Lo único que he podido saber es que este curioso escritor español que escribía en inglés y que hacía todos los esfuerzos por parecer más español que un castizo, hizo su trabajo como ciudadano norteamericano en la II Guerra Mundial, dedicado a la censura postal de los soldados: No podrían encontrar a otro que conociera tan bien el español de los hispanos incorporados al Ejército de EEUU. A España, aseguran que vino dos veces, una en 1933 y otra ya durante el franquismo. De los efectos de una y otra lo desconozco todo.

Pero se trata, asegura el epiloguista, de un “español, pobre y católico” en una sociedad donde tales características no debían ser muy bien recibidas ni antes ni después de la II Gran Guerra. Él decía de sí mismo que era “un contador de historias humildes”, y de seguro que resultaba una verdad aplastante. Basta con pensar que han debido de pasar más de 40 años, que se dice pronto, para que nos llegue noticia de un hombre que trabajó con Orson Welles, con Hemingway, con Lillian Helmann, y que estuvo en las convenciones más importantes de la izquierda norteamericana en la lucha contra el franquismo.

Se necesita talento narrativo para convertir la historia de unos marginales “teverianos”, o vendedores de puros de baja calidad que con su labia, su riqueza verbal, que se limitaba a los rudimentos del inglés más pobre, lograban colocar su mercancía y burlar a una los poderes de la mafia y de la policía que de un manotazo les hubieran hecho desaparecer.

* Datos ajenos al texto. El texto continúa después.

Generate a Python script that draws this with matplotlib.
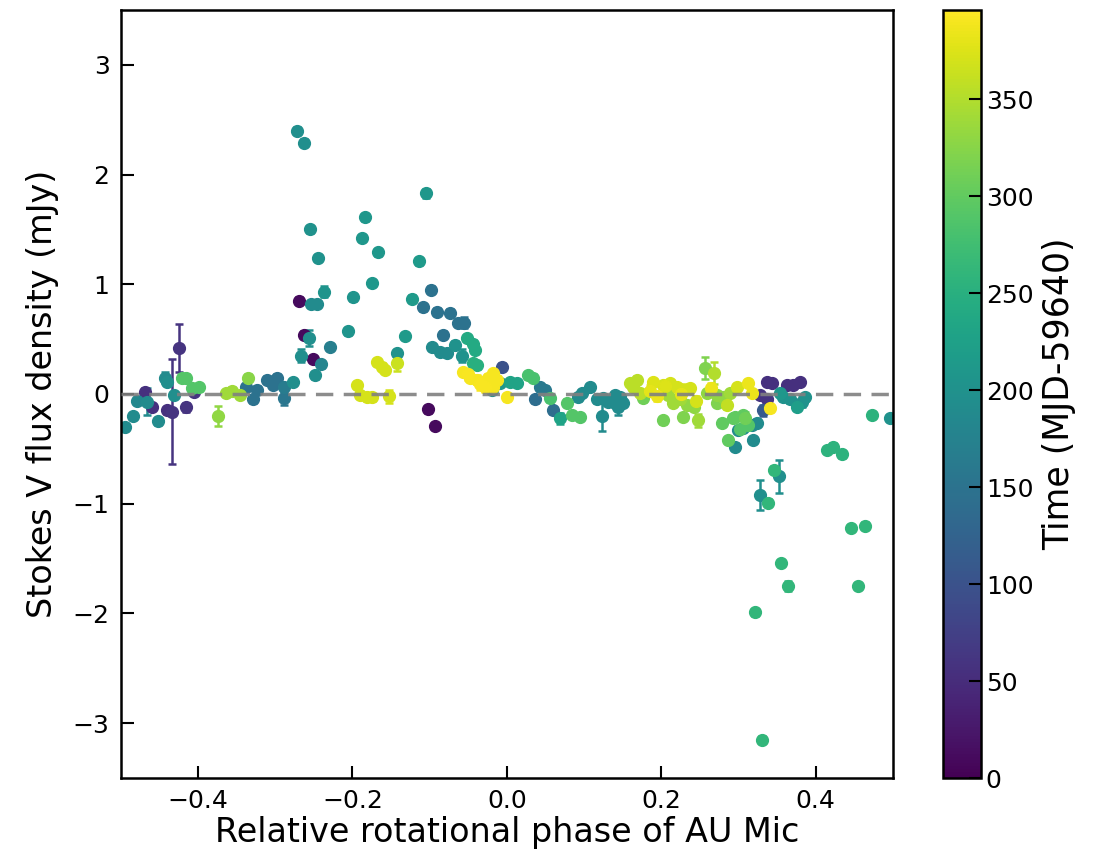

Una odisea de gente pobre que alcanza la ironía y el sentido del humor que sólo logró aquella genial picaresca antigua. Vivir del cuento gracias a la palabra. El lenguaje de los pequeños estafadores –no digamos de los grandes– se basa siempre en la brillantez de su expresión. Un embaucador, mientras no lo desenmascaren, es un ciudadano digno.